It may be the biggest conservation victory for the US in decades. It ensures that massive amounts of greenhouse gases won't be released to add to global warming. It ensures an abundance of birds for generations of Americans to enjoy. And you may not have heard anything about it.
That's because it just happened in Ontario, Canada.
Over the summer, Ontario's premier, Dalton McGuinty, announced that at least 55 million acres – half of the province's boreal forest – will be off limits to development. And he has promised no new mining or logging projects until local land-use plans have support from native communities. The scale of the decision is staggering, and it commits Ontario to setting aside lands more than twice the size of Pennsylvania as parks or wildlife refuges.
Equally impressive was Premier McGuinty's strong reliance on the recommendation by scientists, led by Nobel Prize-winning authors of the International Panel on Climate Change, to make that decision.
Scientists identify the Canadian boreal forest, larger than the remaining Brazilian Amazon, as one of the world's largest and most intact forest ecosystems. It stores 186 billion tons of carbon – equivalent to 27 years of the world's carbon dioxide fossil fuel emissions – and provides habitat for billions of breeding birds, plus many other wildlife species.
There are herds of caribou, healthy populations of bears and wolves, and some of the world's last wild undammed rivers and pristine lakes. Many of the birds either winter in the US or pass through during their spring and fall migrations.
Millions of dark-eyed juncos, white-throated sparrows and Swainson's thrushes are among the songbirds that raise their young in this now-protected region and that will soon be arriving in Pennsylvania and New Jersey. Hunters have reason to be happy, too, since those forests also sustain huge numbers of waterfowl like American black ducks, common goldeneyes and buffleheads that grace US waters in the winter.
Placing half of Ontario's boreal forest off limits to development and industrial use helps to ensure that the carbon currently stored there stays put. And it protects the habitat of the abundant wildlife of the boreal forest. Moreover, by protecting large, unfragmented blocks of habitat, McGuinty may help to ensure the survival of still other species that are forced to move north to adapt to our warming planet.
In recent years, scientists have increasingly come to realize that the old benchmark of protecting 10 to 15 percent of an ecosystem is not enough. That level of protection cannot ensure that abundant wildlife, clean air and water, and a stable climate are maintained. Instead, scientists recommend a benchmark closer to 50 percent protection. McGuinty's bold announcement is one of the few instances where a government leader has met these recommended goals.
Politicians operate within the confines of public support. Without strong public interest in conservation, McGuinty would not have made this move.

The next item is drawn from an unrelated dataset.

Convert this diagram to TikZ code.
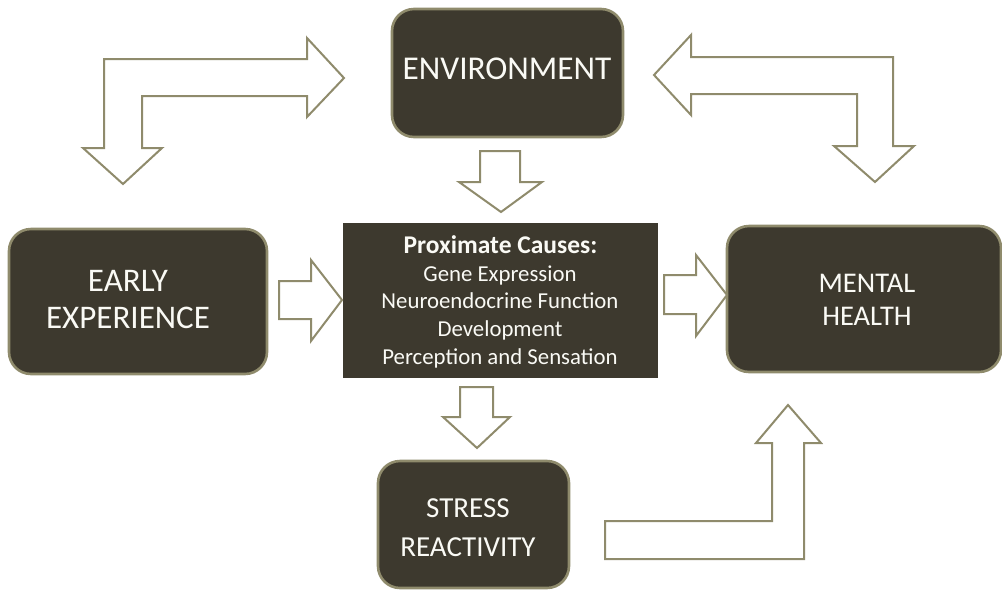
\documentclass[tikz,border=0pt]{standalone}
\usepackage{fontspec}
\setmainfont{Carlito}
\definecolor{boxfill}{RGB}{61,57,46}
\definecolor{olive}{RGB}{143,139,108}
\definecolor{txt}{RGB}{250,250,245}
\begin{document}
\begin{tikzpicture}[x=1pt,y=-1pt,
  rbox/.style={draw=olive, line width=2.6pt, fill=boxfill, rounded corners=22pt, inner sep=0pt},
  sbox/.style={fill=boxfill, inner sep=0pt},
  blockarrow/.style={draw=olive, line width=2pt, fill=white, line join=miter},
  lbl/.style={text=txt, anchor=base, inner sep=0pt},
  big/.style={lbl, font=\fontsize{33}{36}\selectfont},
  mid/.style={lbl, font=\fontsize{28.5}{32}\selectfont},
  small/.style={lbl, font=\fontsize{22.8}{26}\selectfont}
]
\useasboundingbox (0,0) rectangle (1002,590);
% boxes
\node[rbox, minimum width=231pt, minimum height=128pt] (env) at (507.5,73) {};
\node[rbox, minimum width=258pt, minimum height=145pt] (early) at (138,301.5) {};
\node[sbox, minimum width=315pt, minimum height=155pt] (prox) at (500.5,300.5) {};
\node[rbox, minimum width=274pt, minimum height=146pt] (mental) at (864,299) {};
\node[rbox, minimum width=191pt, minimum height=127pt] (stress) at (473.5,524.5) {};
% labels
\node[lbl, font=\fontsize{33.3}{36}\selectfont] (envt) at (507,79) {ENVIRONMENT};
\node[big] (early1) at (128,291) {EARLY};
\node[big] (early2) at (128,328) {EXPERIENCE};
\node[mid] (mental1) at (867,292) {MENTAL};
\node[mid] (mental2) at (867,325) {HEALTH};
\node[lbl, font=\fontsize{29}{32}\selectfont] (stress1) at (468,517) {STRESS};
\node[lbl, font=\fontsize{29}{32}\selectfont] (stress2) at (468,556) {REACTIVITY};
\node[lbl, font=\fontsize{25.5}{28}\selectfont\bfseries] (p0) at (500.5,253) {Proximate Causes:};
\node[small] (p1) at (500,281) {Gene Expression};
\node[small] (p2) at (500,308.5) {Neuroendocrine Function};
\node[small] (p3) at (500,336) {Development};
\node[small] (p4) at (500,364) {Perception and Sensation};
% block arrows
\draw[blockarrow] (104,59) -- (307,59) -- (307,38) -- (344,78) -- (307,117) -- (307,96) -- (142,96) -- (142,148) -- (162,148) -- (123,184) -- (83,148) -- (104,148) -- cycle;
\draw[blockarrow] (893,57) -- (691,57) -- (691,35) -- (654,75) -- (691,115) -- (691,94) -- (857,94) -- (857,146) -- (834,146) -- (875,182) -- (914,146) -- (893,146) -- cycle;
\draw[blockarrow] (480,151) -- (520,151) -- (520,182) -- (542,182) -- (501,212) -- (459,182) -- (480,182) -- cycle;
\draw[blockarrow] (279,281) -- (311,281) -- (311,260) -- (342,300) -- (311,341) -- (311,319) -- (279,319) -- cycle;
\draw[blockarrow] (664,275) -- (696,275) -- (696,255) -- (727,295) -- (696,336) -- (696,314) -- (664,314) -- cycle;
\draw[blockarrow] (460,387) -- (493,387) -- (493,417) -- (510,417) -- (477,448) -- (443,417) -- (460,417) -- cycle;
\draw[blockarrow] (605,559) -- (804,559) -- (804,443) -- (821,443) -- (788,405) -- (756,443) -- (772,443) -- (772,521) -- (605,521) -- cycle;
\end{tikzpicture}
\end{document}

That's a good reminder for those who care about maintaining and protecting our natural resources to make our voices heard so that politicians, on both sides of the border, have the opportunity for bold, environmentally friendly leadership.
And while strong public interest in and support of conservation was important in making this landmark decision, bold environmentally friendly leadership doesn't come from the polls alone. It comes from strong leaders who, as McGuinty did in this matter, put the greater good over everyday politics.
You've got to admire his courage when, in the United States, many leaders seem intent on trying to weaken laws that protect the country's conservation lands. Consider Wyoming: State officials, with the help of a federal judge, recently took a disappointing step toward overturning the Roadless Area Conservation Rule, which protects roughly the last one-third of the nation's undeveloped national forest lands. Then there is the Bush administration's plans to weaken habitat protection under the Endangered Species Act.
Ontario is setting an example of leadership and large-scale thinking for the rest of Canada and, indeed, for the world to follow. Now it's up to the leaders of the US, whether they work in state houses or the White House, to fight to protect our last wild places.
In the meantime, thanks to the actions of McGuinty, generations of Americans will be able to step out on their back porches this fall and witness the splendor of migration as millions of birds head south from the now-protected lands in Ontario's boreal forest.
Jeff Wells is the science adviser to The Pew Charitable Trusts' International Boreal Conservation Campaign. David Wilcove is a professor in the Woodrow Wilson School at Princeton University. Scott Weidensaul has written more than two dozen books on natural history.